YOUR TASK: Print exactly, please, the lines from the top of the entries below up to and including the line with "fig.patch.set_facecolor('white')", and nothing else; pictures are excluded.

RECORDS SHOWN:
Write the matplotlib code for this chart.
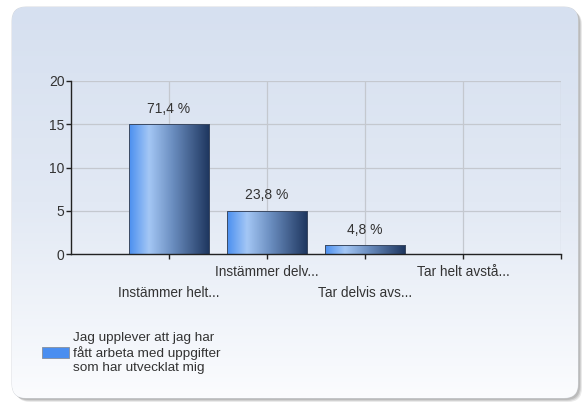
import numpy as np
import matplotlib
matplotlib.use('Agg')
import matplotlib.pyplot as plt
from matplotlib.colors import LinearSegmentedColormap
from matplotlib.patches import FancyBboxPatch

# Data
categories = ['Instämmer helt...', 'Instämmer delv...', 'Tar delvis avs...', 'Tar helt avstå...']
counts = [15, 5, 1, 0]
percent_labels = ['71,4 %', '23,8 %', '4,8 %', '']
series_name = 'Jag upplever att jag har\nfått arbeta med uppgifter\nsom har utvecklat mig'
y_ticks = [0, 5, 10, 15, 20]

plt.rcParams['font.family'] = ['Liberation Sans', 'DejaVu Sans']
text_color = '#333333'

W, H = 585, 403
fig = plt.figure(figsize=(W / 100, H / 100), dpi=100)
fig.patch.set_facecolor('white')

# Panel background (rounded box with vertical gradient and soft shadow)
bg = fig.add_axes([0, 0, 1, 1], zorder=0)
bg.axis('off')
for off, a in [(4, 0.2), (3, 0.3), (2, 0.4)]:
    sh = FancyBboxPatch((12 + off, 7 + off), 566, 391, boxstyle='round,pad=0,rounding_size=14',
                        facecolor='#9a9a9a', edgecolor='none', alpha=a, zorder=0.1)
    bg.add_patch(sh)
panel = FancyBboxPatch((12, 7), 566, 391, boxstyle='round,pad=0,rounding_size=14',
                       facecolor='white', edgecolor='#d0d4da', linewidth=0.6, zorder=0.2)
bg.add_patch(panel)
bg_cmap = LinearSegmentedColormap.from_list('bg', ['#d6e0f0', '#e2e9f4', '#fbfcfe'])
grad_v = np.linspace(0, 1, 256).reshape(-1, 1)
im = bg.imshow(grad_v, cmap=bg_cmap, extent=[12, 578, 398, 7], aspect='auto', zorder=0.3)
im.set_clip_path(panel)
bg.set_xlim(0, W)
bg.set_ylim(H, 0)

# Main chart
ax = fig.add_axes([71 / W, 149 / H, 490 / W, 173 / H], zorder=1)
ax.set_facecolor('none')
x = np.arange(len(categories))
bars = ax.bar(x, counts, width=0.81, color='#4a8ef0', edgecolor='#3c4a62',
              linewidth=0.7, label=series_name, zorder=3)

bar_cmap = LinearSegmentedColormap.from_list(
    'bar', [(0, '#4a8ff0'), (0.25, '#a4c7f5'), (0.55, '#6a8dbf'), (1, '#1f3760')])
grad_h = np.linspace(0, 1, 256).reshape(1, -1)
for b in bars:
    h = b.get_height()
    if h <= 0:
        continue
    x0 = b.get_x()
    img = ax.imshow(grad_h, cmap=bar_cmap, extent=[x0, x0 + b.get_width(), 0, h],
                    aspect='auto', zorder=3.5)
    img.set_clip_path(b)
    ax.add_patch(plt.Rectangle((x0, 0), b.get_width(), h, facecolor='none',
                               edgecolor='#3c4a62', linewidth=0.7, zorder=4))

for xi, c, lab in zip(x, counts, percent_labels):
    if lab:
        ax.annotate(lab, (xi, c), xytext=(0, 6), textcoords='offset points',
                    ha='center', va='bottom', fontsize=10, color=text_color, zorder=5)

ax.set_xlim(-1, 4)
ax.set_ylim(0, 20)
ax.set_yticks(y_ticks)
ax.set_xticks(list(x) + [4])
ax.set_xticklabels(categories + [''])
ax.grid(True, color='#c4c8cf', linewidth=0.9, zorder=0)
ax.set_axisbelow(True)
for s in ['top', 'right']:
    ax.spines[s].set_visible(False)
for s in ['left', 'bottom']:
    ax.spines[s].set_color('#222222')
    ax.spines[s].set_linewidth(1.0)
    ax.spines[s].set_zorder(6)
ax.tick_params(axis='both', colors='#222222', labelcolor=text_color, labelsize=9.8,
               length=3.6, width=1.0)
ax.tick_params(axis='y', labelsize=10, pad=1)
for i, t in enumerate(ax.xaxis.get_major_ticks()):
    t.set_pad(19.5 if i % 2 == 0 else 4)

# Legend
leg = ax.legend(loc='upper left', bbox_to_anchor=(42 / W, 1 - 332 / H),
                bbox_transform=fig.transFigure, frameon=False, fontsize=9.7,
                handlelength=2.0, handleheight=0.85, handletextpad=0.3,
                borderaxespad=0, borderpad=0, labelcolor=text_color, labelspacing=0.2)
for hnd in leg.legend_handles:
    hnd.set_edgecolor('#8a96a8')
    hnd.set_linewidth(0.7)

fig.savefig('out.png', dpi=100)
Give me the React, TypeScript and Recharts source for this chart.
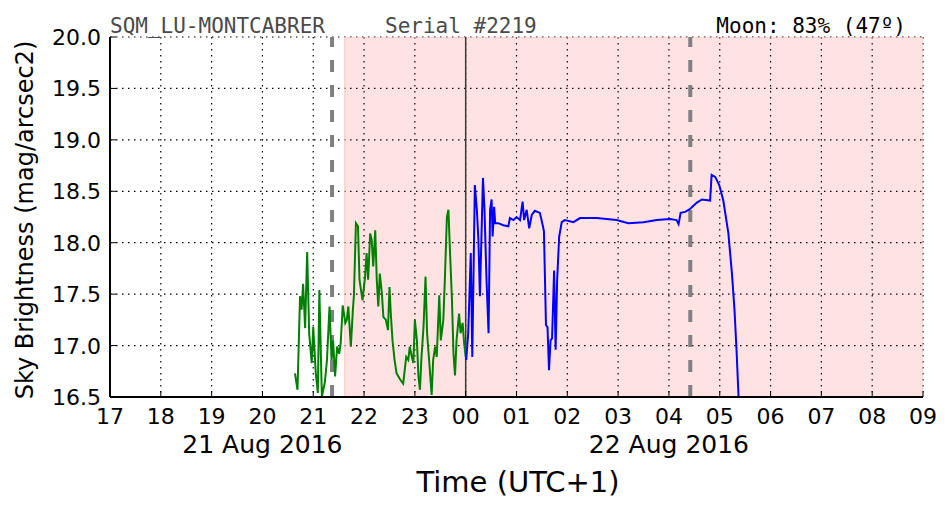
import React from 'react';
import {
    LineChart,
    Line,
    XAxis,
    YAxis,
    CartesianGrid,
    ReferenceArea,
    ReferenceLine,
} from 'recharts';

// hours counted from midnight of 21 Aug 2016 (24 = 00:00 on 22 Aug)
const hourTicks = [17, 18, 19, 20, 21, 22, 23, 24, 25, 26, 27, 28, 29, 30, 31, 32, 33];
const magTicks = [16.5, 17.0, 17.5, 18.0, 18.5, 19.0, 19.5, 20.0];
const dateLabels: Record<number, string> = { 20: '21 Aug 2016', 28: '22 Aug 2016' };

const greenTime = [
    20.64, 20.69, 20.74, 20.77, 20.80, 20.84, 20.88, 20.92, 20.97, 21.00, 21.05, 21.09, 21.12, 21.17,
    21.23, 21.27, 21.32, 21.36, 21.39, 21.43, 21.47, 21.51, 21.54, 21.58, 21.63, 21.66, 21.69, 21.74,
    21.78, 21.80, 21.84, 21.88, 21.91, 21.94, 21.97, 22.02, 22.05, 22.08, 22.12, 22.15, 22.18, 22.22,
    22.25, 22.28, 22.31, 22.35, 22.38, 22.43, 22.47, 22.50, 22.53, 22.56, 22.60, 22.64, 22.71, 22.77,
    22.83, 22.87, 22.90, 22.94, 22.97, 23.00, 23.04, 23.07, 23.10, 23.13, 23.17, 23.21, 23.24, 23.28,
    23.33, 23.36, 23.40, 23.43, 23.48, 23.51, 23.56, 23.59, 23.63, 23.66, 23.69, 23.73, 23.76, 23.79,
    23.82, 23.87, 23.90, 23.94, 23.97, 24.00,
];
const greenMag = [
    16.73, 16.57, 17.48, 17.35, 17.60, 17.17, 17.91, 17.12, 16.83, 17.18, 16.73, 16.54, 17.54, 16.50,
    16.65, 16.86, 17.38, 16.86, 17.05, 16.70, 16.99, 16.92, 17.02, 17.39, 17.22, 17.25, 17.38, 16.99,
    17.35, 17.48, 18.19, 18.16, 17.64, 17.54, 17.44, 17.67, 17.90, 17.64, 18.09, 18.03, 17.77, 18.12,
    17.64, 17.38, 17.70, 17.51, 17.28, 17.25, 17.15, 17.57, 17.28, 17.05, 16.86, 16.73, 16.67, 16.63,
    16.89, 16.86, 16.99, 16.89, 16.83, 17.25, 17.05, 16.70, 16.57, 16.89, 17.18, 17.67, 17.12, 16.86,
    16.52, 16.86, 16.99, 16.89, 17.49, 17.05, 17.25, 17.64, 18.25, 18.32, 17.93, 17.44, 16.92, 16.71,
    17.05, 17.31, 17.12, 17.22, 17.02, 16.89,
];

const blueTime = [
    24.01, 24.05, 24.10, 24.13, 24.18, 24.22, 24.25, 24.28, 24.34, 24.37, 24.41, 24.45, 24.48, 24.51,
    24.53, 24.56, 24.58, 24.64, 24.74, 24.84, 24.87, 24.94, 25.00, 25.07, 25.12, 25.15, 25.20, 25.25,
    25.30, 25.36, 25.46, 25.52, 25.54, 25.58, 25.61, 25.64, 25.67, 25.70, 25.74, 25.77, 25.80, 25.84,
    25.89, 25.95, 26.12, 26.25, 26.58, 26.97, 27.20, 27.50, 27.76, 28.02, 28.15, 28.19, 28.23, 28.32,
    28.42, 28.55, 28.65, 28.81, 28.84, 28.91, 28.99, 29.07, 29.17, 29.24, 29.29, 29.33, 29.37,
];
const blueMag = [
    16.86, 17.12, 17.90, 16.89, 18.56, 18.32, 18.03, 17.48, 18.63, 18.32, 17.64, 17.12, 18.32, 18.42,
    18.06, 18.35, 18.19, 18.19, 18.17, 18.16, 18.24, 18.22, 18.25, 18.22, 18.40, 18.22, 18.32, 18.14,
    18.27, 18.31, 18.29, 18.16, 18.11, 17.20, 17.18, 16.76, 17.05, 17.07, 17.73, 16.96, 17.64, 18.06,
    18.20, 18.22, 18.20, 18.24, 18.24, 18.22, 18.19, 18.20, 18.22, 18.23, 18.22, 18.18, 18.29, 18.30,
    18.33, 18.39, 18.42, 18.41, 18.66, 18.64, 18.56, 18.41, 18.09, 17.70, 17.35, 16.96, 16.50,
];

const twilightEnd = 21.62;
const moonRise = 21.37;
const moonSet = 28.42;

const greenData = greenTime.map((t, i) => ({ t, mag: greenMag[i] }));
const blueData = blueTime.map((t, i) => ({ t, mag: blueMag[i] }));

const FONT = '"DejaVu Sans", sans-serif';
const MONO = '"DejaVu Sans Mono", monospace';
const TICK_LEN = 6;

const pad = (h: number) => String(h % 24).padStart(2, '0');

const BottomTick = ({ x, y, payload }: any) => (
    <g>
        <line x1={x} y1={y} x2={x} y2={y - TICK_LEN} stroke="#000" strokeWidth={1} />
        <text x={x} y={y + 27} textAnchor="middle" fontFamily={FONT} fontSize={22} fill="#000">
            {pad(payload.value)}
        </text>
        {dateLabels[payload.value] && (
            <text x={x} y={y + 56} textAnchor="middle" fontFamily={FONT} fontSize={25} fill="#000">
                {dateLabels[payload.value]}
            </text>
        )}
    </g>
);

const TopTick = ({ x, y }: any) => (
    <line x1={x} y1={y} x2={x} y2={y + TICK_LEN} stroke="#000" strokeWidth={1} />
);

const LeftTick = ({ x, y, payload }: any) => (
    <g>
        <line x1={x} y1={y} x2={x + TICK_LEN} y2={y} stroke="#000" strokeWidth={1} />
        <text x={x - 9} y={y + 8} textAnchor="end" fontFamily={FONT} fontSize={22} fill="#000">
            {payload.value.toFixed(1)}
        </text>
    </g>
);

const RightTick = ({ x, y }: any) => (
    <line x1={x} y1={y} x2={x - TICK_LEN} y2={y} stroke="#000" strokeWidth={1} />
);

export default function App() {
    const frame = { stroke: '#000', strokeWidth: 2 };
    return (
        <div style={{ position: 'absolute', left: 0, top: 0, width: 952, height: 512, background: '#fff' }}>
            <LineChart
                width={952}
                height={512}
                margin={{ top: 37, right: 29, bottom: 0, left: 0 }}
            >
                <CartesianGrid stroke="#000" strokeDasharray="1.5 4.5" strokeWidth={1.2} />
                <ReferenceArea
                    x1={twilightEnd}
                    x2={33}
                    y1={16.5}
                    y2={20}
                    fill="#ff0000"
                    fillOpacity={0.11}
                    stroke="#ffc4c4"
                    strokeWidth={1}
                    ifOverflow="hidden"
                />
                <XAxis
                    dataKey="t"
                    type="number"
                    domain={[17, 33]}
                    ticks={hourTicks}
                    allowDataOverflow
                    height={115}
                    tickSize={0}
                    tickMargin={0}
                    tickLine={false}
                    axisLine={frame}
                    tick={<BottomTick />}
                    interval={0}
                />
                <XAxis
                    xAxisId="top"
                    orientation="top"
                    type="number"
                    domain={[17, 33]}
                    ticks={hourTicks}
                    height={0}
                    tickSize={0}
                    tickMargin={0}
                    tickLine={false}
                    axisLine={frame}
                    tick={<TopTick />}
                    interval={0}
                />
                <YAxis
                    type="number"
                    domain={[16.5, 20]}
                    ticks={magTicks}
                    allowDataOverflow
                    width={110}
                    tickSize={0}
                    tickMargin={0}
                    tickLine={false}
                    axisLine={frame}
                    tick={<LeftTick />}
                    interval={0}
                />
                <YAxis
                    yAxisId="right"
                    orientation="right"
                    type="number"
                    domain={[16.5, 20]}
                    ticks={magTicks}
                    width={0}
                    tickSize={0}
                    tickMargin={0}
                    tickLine={false}
                    axisLine={frame}
                    tick={<RightTick />}
                    interval={0}
                />
                <ReferenceLine x={24} stroke="#3a3a3a" strokeWidth={1.5} />
                <ReferenceLine x={moonRise} stroke="#808080" strokeWidth={4} strokeDasharray="12 13" />
                <ReferenceLine x={moonSet} stroke="#808080" strokeWidth={4} strokeDasharray="12 13" />
                <Line
                    data={greenData}
                    dataKey="mag"
                    type="linear"
                    stroke="#008000"
                    strokeWidth={2}
                    dot={false}
                    isAnimationActive={false}
                />
                <Line
                    data={blueData}
                    dataKey="mag"
                    type="linear"
                    stroke="#0000ff"
                    strokeWidth={2}
                    dot={false}
                    isAnimationActive={false}
                />
            </LineChart>
            <svg
                width={952}
                height={512}
                style={{ position: 'absolute', left: 0, top: 0, pointerEvents: 'none' }}
            >
                <text x={110} y={33} fontFamily={MONO} fontSize={21} fill="#4a4a4a">
                    SQM_LU-MONTCABRER
                </text>
                <text x={385} y={33} fontFamily={MONO} fontSize={21} fill="#4a4a4a">
                    Serial #2219
                </text>
                <text x={906} y={33} textAnchor="end" fontFamily={MONO} fontSize={21} fill="#000">
                    Moon: 83% (47º)
                </text>
                <text
                    x={33}
                    y={220}
                    transform="rotate(-90 33 220)"
                    textAnchor="middle"
                    fontFamily={FONT}
                    fontSize={24}
                    fill="#000"
                >
                    Sky Brightness (mag/arcsec2)
                </text>
                <text x={518} y={492} textAnchor="middle" fontFamily={FONT} fontSize={29} fill="#000">
                    Time (UTC+1)
                </text>
            </svg>
        </div>
    );
}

CORRECT RESULT:
Write the matplotlib code for this chart.
import numpy as np
import matplotlib
matplotlib.use('Agg')
import matplotlib.pyplot as plt
from matplotlib.colors import LinearSegmentedColormap
from matplotlib.patches import FancyBboxPatch

# Data
categories = ['Instämmer helt...', 'Instämmer delv...', 'Tar delvis avs...', 'Tar helt avstå...']
counts = [15, 5, 1, 0]
percent_labels = ['71,4 %', '23,8 %', '4,8 %', '']
series_name = 'Jag upplever att jag har\nfått arbeta med uppgifter\nsom har utvecklat mig'
y_ticks = [0, 5, 10, 15, 20]

plt.rcParams['font.family'] = ['Liberation Sans', 'DejaVu Sans']
text_color = '#333333'

W, H = 585, 403
fig = plt.figure(figsize=(W / 100, H / 100), dpi=100)
fig.patch.set_facecolor('white')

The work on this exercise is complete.